Not a day passes without media references to human rights abuses in China, Tibet, Chechnya and the alleged anti-democratic proclivities of various foreign leaders, e.g. Putin, Chavez, the Chinese leadership, etc. In recent weeks Tibet and Zimbabwe are getting all the attention. But when it comes to Colombia these righteous concerns seem to evaporate. There is very little coverage of the "statistics" on the death squads scandal in Colombia, which reveal that many members of the Uribe government, his important allies in the Colombian Congress, and close political supporters who helped him twice get elected are either in jail or under investigation for their connections with the vigilante death squads that have murdered hundreds of Colombians. Or that the office of the Colombian President has tried by every means available to stop and thwart investigations, and to cover up evidence linking the President himself to death squad activities.

Can it be that free trade is too important to let concerns about child labor, prohibitions against union organizing and the right to strike, miserable wages and labor conditions, the uprooting of millions of people, and a corrupt government deeply implicated with vigilante death squads, interfere with the benefits of the free market?

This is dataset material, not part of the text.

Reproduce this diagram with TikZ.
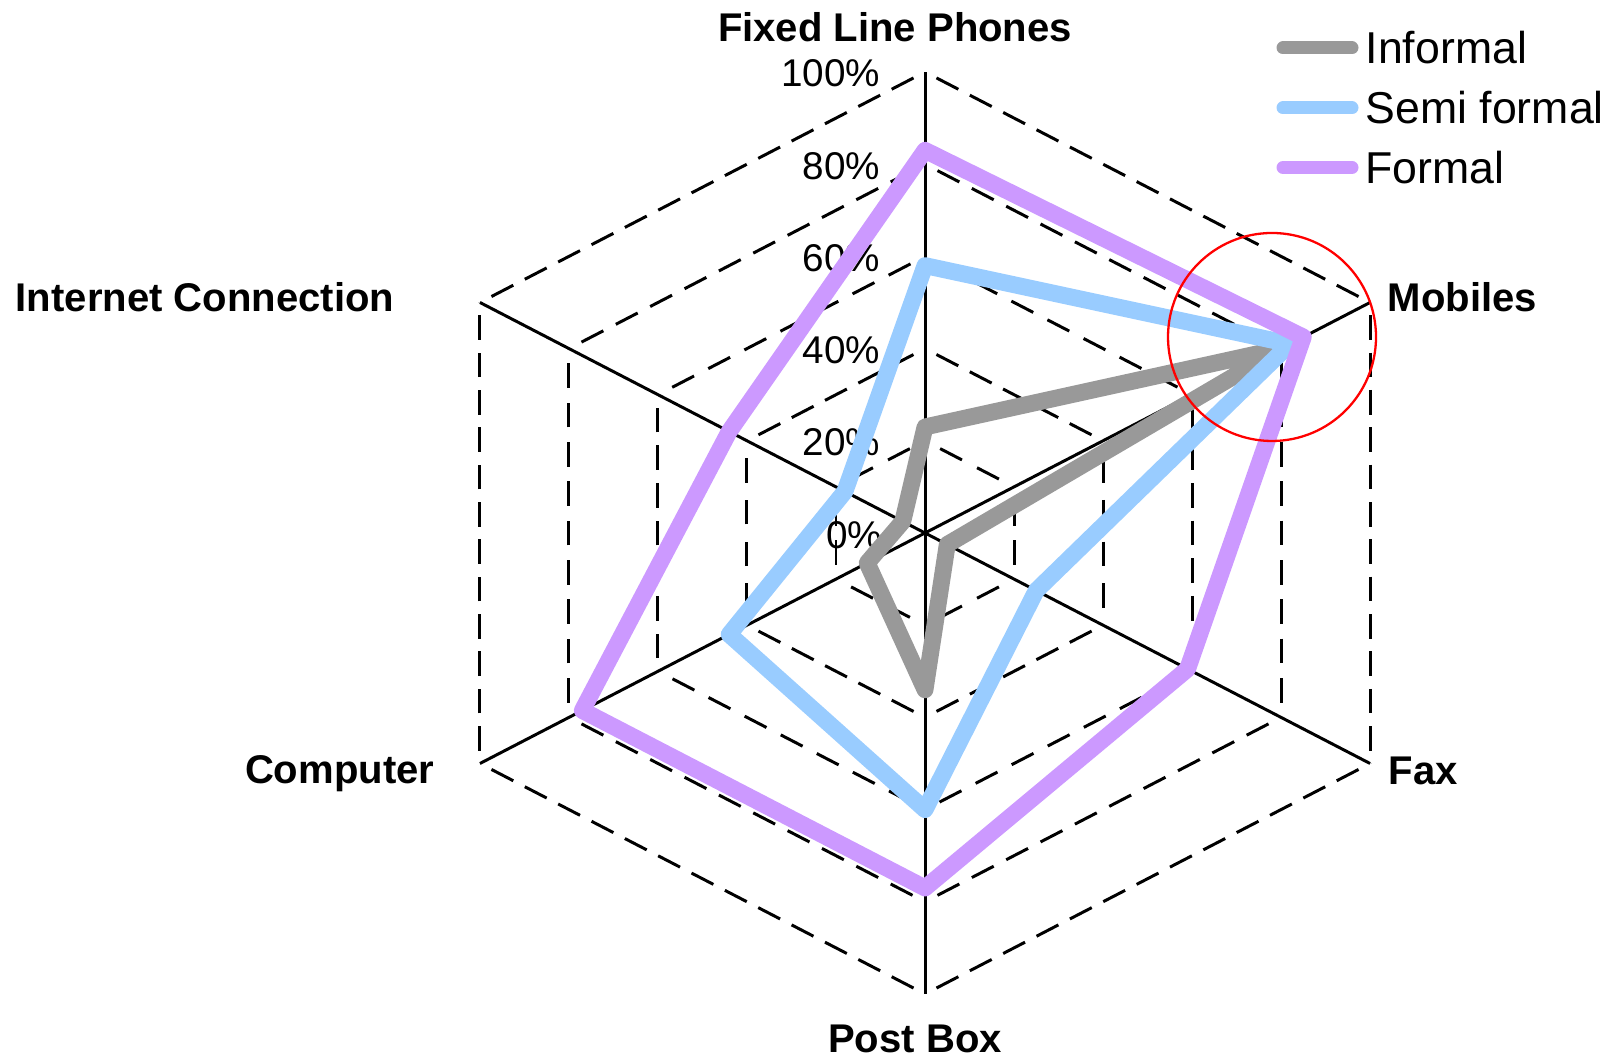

What is so important about free trade? Here the doublespeak becomes compounded because the media discussion suppresses the crucial context: United States agribusiness will continue to receive its multi-billion dollar yearly subsidies, denied to Colombia in the treaty, making a joke out of any argument for "level playing fields" or respect for the "free market". U.S. agriculture subsidies allow American producers to sell their crops below cost. Under these conditions, the U.S. exports corn at 30% below costs of production, wheat at 40% below, and cotton at 57% below, to mention just a few examples. In the face of this unsettling reality, the government of President Uribe agreed, by signing the FTA, to eliminate Colombia’s agricultural protections as well as tariffs. Negotiating merely defined the time frame for lifting all agricultural protection for Colombian farmers. At the same time, however, the United States government, in an unequal and asymmetrical manner, will maintain domestic supports for its agricultural producers who will continue to export their surpluses below the cost of production, a practice deemed illegal in world commerce and known as dumping.

With another rhetorical trick the multi-billion dollar tax-payer supported welfare-for-agribusiness program is defended in the name of the "free market" and anti-protectionism.

As George Orwell expressed so well, fallacies such as these will not even occur to people if the institutions of indoctrination are functioning properly: "the mind should develop a blind spot whenever a dangerous thought presents itself. The process should be automatic, instinctive. Crimestop, they call it in Newspeak."